Jornal de Letras

São flores aos milhões entre ruínas. Façam completo silêncio

- FILIPA LEAL

“São flores aos milhões entre ruínas Meu peito feito campo de batalha” José Mário Branco

“Uma flor nasceu na rua! Passem de longe, bondes, ónibus, rio de aço do tráfego. Uma flor ainda desbotada ilude a polícia, rompe o asfalto. Façam completo silêncio, paralisem os negócios garanto que uma flor nasceu.” Carlos Drummond de Andrade

“E agora, José? A festa acabou, a luz apagou, o povo sumiu, a noite esfriou, e agora, José? e agora, você?” Carlos Drummond de Andrade

E agora, José Mário? E agora, Drummond? E agora, Filipa? E agora?

As flores estão no chão.

Os corpos estão no chão.

As flores estão cortadas, morrendo sobre os corpos cortados, morrendo.

“São flores aos milhões entre ruínas.” E agora, José Mário?

É que são flores a cobrir milhões entre ruínas. O ruído não pára, não passa, não melhora.

Os contabilis­tas do mundo arquivam

[facturas de armas e tanques. Vão jantar fora e alguns até conseguem

[dormir.

Mas não há água nos tanques de pedra da

[infância.

De infância nenhuma. Há armas. Que

[armas?

Ninguém nasce com licença. Com licença

[de uso e porte de arma.
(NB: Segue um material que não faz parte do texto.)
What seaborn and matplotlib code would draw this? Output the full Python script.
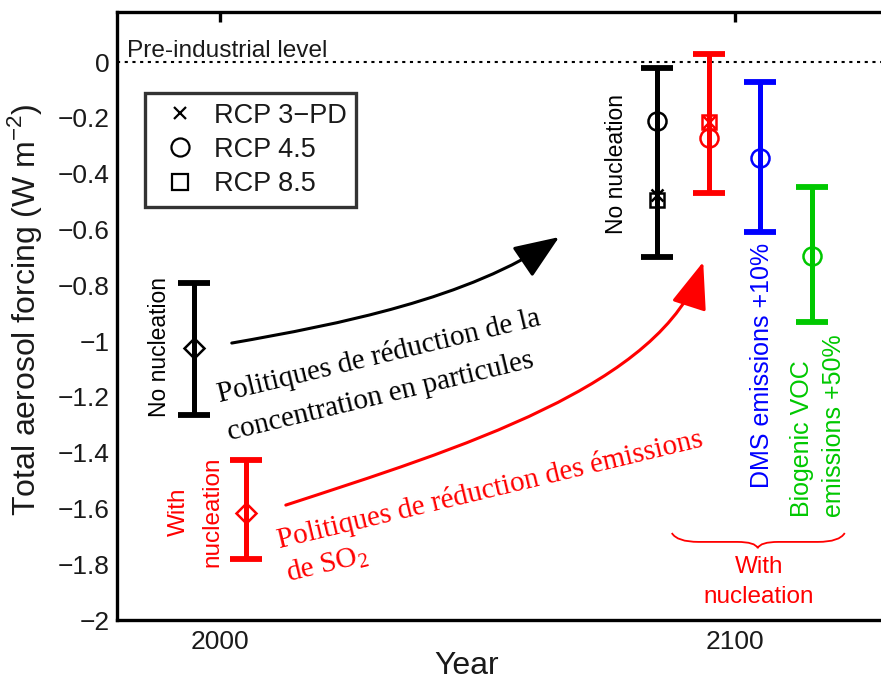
import numpy as np
import pandas as pd
import matplotlib
matplotlib.use("Agg")
import matplotlib.pyplot as plt
from matplotlib.lines import Line2D
from matplotlib.patches import FancyArrowPatch, PathPatch
from matplotlib.path import Path
import seaborn as sns

# ---------------- data ----------------
bar_years = [1995, 2005, 2085, 2095, 2105, 2115]
bar_low = [-1.265, -1.78, -0.70, -0.47, -0.61, -0.93]
bar_high = [-0.79, -1.425, -0.02, 0.03, -0.07, -0.448]
bar_colors = ["black", "red", "black", "red", "blue", "#00c800"]

present_years = [1995, 2005]
present_vals = [-1.025, -1.615]
present_colors = ["black", "red"]

rcp3_years = [2085, 2095]
rcp3_vals = [-0.475, -0.215]
rcp3_colors = ["black", "red"]

rcp45_years = [2085, 2095, 2105, 2115]
rcp45_vals = [-0.21, -0.27, -0.345, -0.695]
rcp45_colors = ["black", "red", "blue", "#00c800"]

rcp85_years = [2085, 2095]
rcp85_vals = [-0.495, -0.215]
rcp85_colors = ["black", "red"]

legend_labels = ["RCP 3\u2212PD", "RCP 4.5", "RCP 8.5"]
x_ticks = [2000, 2100]
x_ticklabels = ["2000", "2100"]
y_ticks = [0, -0.2, -0.4, -0.6, -0.8, -1, -1.2, -1.4, -1.6, -1.8, -2]
y_ticklabels = ["0", "\u22120.2", "\u22120.4", "\u22120.6", "\u22120.8", "\u22121",
                "\u22121.2", "\u22121.4", "\u22121.6", "\u22121.8", "\u22122"]

# ---------------- style ----------------
sns.set_theme(style="white")
plt.rcParams["font.family"] = ["Liberation Sans", "DejaVu Sans"]
plt.rcParams["axes.unicode_minus"] = True

SANS = ["Liberation Sans", "DejaVu Sans"]
SERIF = ["Liberation Serif", "DejaVu Serif"]

fig = plt.figure(figsize=(8.81, 6.81), dpi=100)
ax = fig.add_axes([117 / 881, 61 / 681, 772 / 881, 608 / 681])
ax.set_xlim(1980, 2130)
ax.set_ylim(-2, 0.18)

for s in ax.spines.values():
    s.set_linewidth(2.4)
    s.set_color("black")

ax.set_xticks(x_ticks)
ax.set_xticklabels(x_ticklabels)
ax.set_yticks(y_ticks)
ax.set_yticklabels(y_ticklabels)
ax.tick_params(axis="both", direction="in", length=7, width=2.4, color="black",
               labelsize=19, labelcolor="#1a1a1a", top=True, right=False)
ax.tick_params(axis="y", pad=5)
ax.tick_params(axis="x", pad=7)
ax.grid(False)

ax.set_ylabel("Total aerosol forcing (W m$^{\\mathregular{-2}}$)", fontsize=23,
              color="#1a1a1a")
ax.set_xlabel("Year", fontsize=23, color="#1a1a1a")
ax.yaxis.set_label_coords(-0.095, 0.51)
ax.xaxis.set_label_coords(0.453, -0.051)

# pre-industrial level
ax.axhline(0, color="black", lw=1.5, ls=(0, (1.5, 2.2)), zorder=1)
ax.text(1981.9, 0.02, "Pre-industrial level", fontsize=17.6, color="#1a1a1a",
        ha="left", va="baseline", family=SANS)

# error bars
df = pd.DataFrame({"year": bar_years, "low": bar_low, "high": bar_high, "color": bar_colors})
for _, r in df.iterrows():
    mid = (r["low"] + r["high"]) / 2
    half = (r["high"] - r["low"]) / 2
    ax.errorbar([r["year"]], [mid], yerr=[[half], [half]], fmt="none",
                ecolor=r["color"], elinewidth=3.6, capsize=11.5, capthick=4.2, zorder=3)

# markers
def draw_markers(xs, ys, cols, marker, ms, mew=1.8):
    for x, y, c in zip(xs, ys, cols):
        ax.plot([x], [y], marker=marker, ms=ms, mfc="none", mec=c, mew=mew,
                ls="none", zorder=4)

draw_markers(present_years, present_vals, present_colors, "D", 10.5)
draw_markers(rcp45_years, rcp45_vals, rcp45_colors, "o", 13)
draw_markers(rcp85_years, rcp85_vals, rcp85_colors, "s", 10.5)
draw_markers(rcp3_years, rcp3_vals, rcp3_colors, "x", 8)

# legend
handles = [
    Line2D([], [], marker="x", color="black", ls="none", ms=9, mew=1.6),
    Line2D([], [], marker="o", color="black", mfc="none", ls="none", ms=13, mew=1.6),
    Line2D([], [], marker="s", color="black", mfc="none", ls="none", ms=12, mew=1.6),
]
leg = ax.legend(handles, legend_labels, loc="upper left",
                bbox_to_anchor=(145 / 881, 1 - 93 / 681), bbox_transform=fig.transFigure,
                borderaxespad=0, frameon=True, fancybox=False, fontsize=19.5,
                handlelength=1.9, handletextpad=0.27, borderpad=0.36, labelspacing=0.3)
leg.get_frame().set_edgecolor("black")
leg.get_frame().set_linewidth(2.4)
for t in leg.get_texts():
    t.set_color("#1a1a1a")

# rotated sans labels
ax.text(1988.2, -1.021, "No nucleation", rotation=90, fontsize=16.5, color="black",
        ha="center", va="center", family=SANS)
ax.text(2077.1, -0.365, "No nucleation", rotation=90, fontsize=16.5, color="black",
        ha="center", va="center", family=SANS)
ax.text(1992.0, -1.613, "With", rotation=90, fontsize=17.5, color="red",
        ha="center", va="center", family=SANS)
ax.text(1998.5, -1.613, "nucleation", rotation=90, fontsize=17.5, color="red",
        ha="center", va="center", family=SANS)
ax.text(2105.3, -1.527, "DMS emissions +10%", rotation=90, rotation_mode="anchor",
        fontsize=18, color="blue", ha="left", va="center", family=SANS)
ax.text(2113.1, -1.631, "Biogenic VOC", rotation=90, rotation_mode="anchor",
        fontsize=18, color="#00c800", ha="left", va="center", family=SANS)
ax.text(2119.3, -1.631, "emissions +50%", rotation=90, rotation_mode="anchor",
        fontsize=18, color="#00c800", ha="left", va="center", family=SANS)
ax.text(2104.7, -1.831, "With", fontsize=17.5, color="red", ha="center",
        va="baseline", family=SANS)
ax.text(2104.7, -1.939, "nucleation", fontsize=17.5, color="red", ha="center",
        va="baseline", family=SANS)

# brace
bv = [(2087.8, -1.688), (2088.8, -1.720), (2093.0, -1.720), (2100.5, -1.720),
      (2104.0, -1.720), (2104.5, -1.742), (2105.0, -1.720), (2108.5, -1.720),
      (2116.2, -1.720), (2120.4, -1.720), (2121.4, -1.688)]
bc = [Path.MOVETO, Path.CURVE3, Path.CURVE3, Path.LINETO, Path.CURVE3, Path.CURVE3,
      Path.CURVE3, Path.CURVE3, Path.LINETO, Path.CURVE3, Path.CURVE3]
ax.add_patch(PathPatch(Path(bv, bc), fc="none", ec="red", lw=1.3, zorder=2))

# French annotations (serif, rotated)
ang = 13.5
ax.text(2000.0, -1.218, "Politiques de réduction de la", rotation=ang,
        rotation_mode="anchor", fontsize=21, color="black", ha="left",
        va="baseline", family=SERIF)
ax.text(2001.95, -1.355, "concentration en particules", rotation=ang,
        rotation_mode="anchor", fontsize=21, color="black", ha="left",
        va="baseline", family=SERIF)
ax.text(2011.6, -1.742, "Politiques de réduction des émissions", rotation=ang,
        rotation_mode="anchor", fontsize=21, color="red", ha="left",
        va="baseline", family=SERIF)
ax.text(2013.4, -1.862, r"de $\mathregular{SO_2}$", rotation=ang,
        rotation_mode="anchor", fontsize=21, color="red", ha="left",
        va="baseline", family=SERIF)

# curved arrows
blk = Path([(2002.3, -1.007), (2023.3, -0.939), (2048.2, -0.849), (2065.9, -0.627)],
           [Path.MOVETO, Path.CURVE4, Path.CURVE4, Path.CURVE4])
ax.add_patch(FancyArrowPatch(path=blk, arrowstyle="-|>,head_length=0.4,head_width=0.16",
                             mutation_scale=70, color="black", lw=2.2, zorder=3))
red = Path([(2012.8, -1.588), (2046.1, -1.387), (2086.1, -1.161), (2093.9, -0.716)],
           [Path.MOVETO, Path.CURVE4, Path.CURVE4, Path.CURVE4])
ax.add_patch(FancyArrowPatch(path=red, arrowstyle="-|>,head_length=0.42,head_width=0.16",
                             mutation_scale=70, color="red", lw=2.2, zorder=3))

fig.savefig("out.png", dpi=100)
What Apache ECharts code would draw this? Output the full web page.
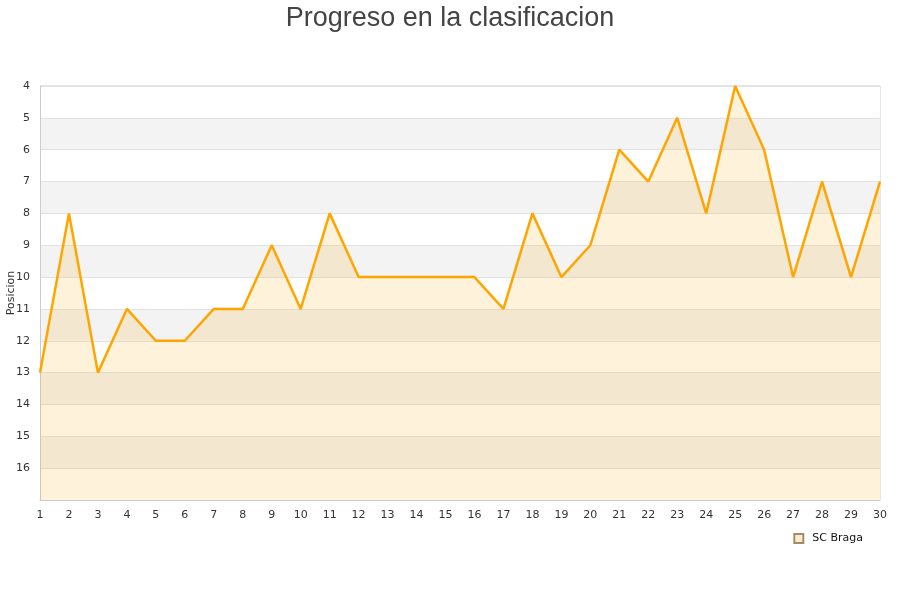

Ninguém parte de armas e bagagens para

[a cidade.

Para cidade nenhuma.

Os contabilis­tas do mundo (o mesmo,

[mesmo em frente) arquivam os restos das casas, os restos das contas

[que fazem ao que resta da vida.

Ninguém nasce. E agora?

Até as aranhas são ruidosas a fechar

[as suas teias. Deixam-nas cair como para-quedas sinistros sobre as famílias. Não há fuga para quem

[se ama em conjunto. Há esconderij­o para um, arroz para um,

[médico para um.

Só há fuga para quem se arma em conjunto.

Só há fuga para quem tem gasolina

[e capacetes e coletes à prova de flores, tantas flores

[aos gritos, tantas.

E agora, Drummond? “Façam completo silêncio.”

Mas não há silêncio neste cemitério.

Não há sequer cimento: só desespero; só pó. Este cemitério era a cidade, eram cidades.

E agora?

Com que flores celebramos a revolução? Com que gente?

Com que mão?

Eu hoje lembrei-me que já fui criança e preciso de explicaçõe­s.

Sou uma criança a precisar de explicaçõe­s.

Mas tu já não és criança, Filipa, tu tens obrigações: sociais, políticas.

Ah, as políticas, a política.

Eu preciso de explicaçõe­s como se fosse

[uma criança muito diferente da que fui.

Quero que me expliquem tudo já, como se eu

[fosse uma criança francesa. Como se eu fosse uma criança francesa

[no Maio de 68.

Como se eu já fosse uma criança portuguesa

[no 25 de Abril.

Como se eu tivesse sido uma criança

[preocupada.

Como se tivesse sido uma criança que

[pensasse na guerra, na revolução. Não pensei, e arrependo-me.

Quero voltar a ser criança para me

[preocupar, mas antes preciso que me expliquem tudo direitinho. Para me

[arrepender bem.

Eu apanhei flores vivas para a minha

[avó viva.

Eu brincava no jardim e só tinha medo

[de aranhas pequeninas.

E agora, Filipa?

Não sei nomes de flores e isso é indiferent­e. Mas inventei uma personagem que comia

[flores caras porque nunca passei fome. E isso é diferente. Perdoem-me.

Não saio daqui até que me expliquem

[o que devo fazer.

Alguém se levante, por favor, e me explique

[tudo como a criança que foi. Que as duas crianças

[conversem, que milhões de crianças conversem, que voltem a crescer flores entre ruínas,

[como na cidade de José Mário, que volte a nascer uma flor na rua,

[como na cidade de Drummond.

Eu não sei quem teria sido se tivesse nascido noutra rua, noutra cidade.

Sei que na cidade de José Mário, sei que na rua de Drummond, ainda há flores vivas, ainda há pessoas vivas.

Até quando, Drummond? Até quando, José Mário?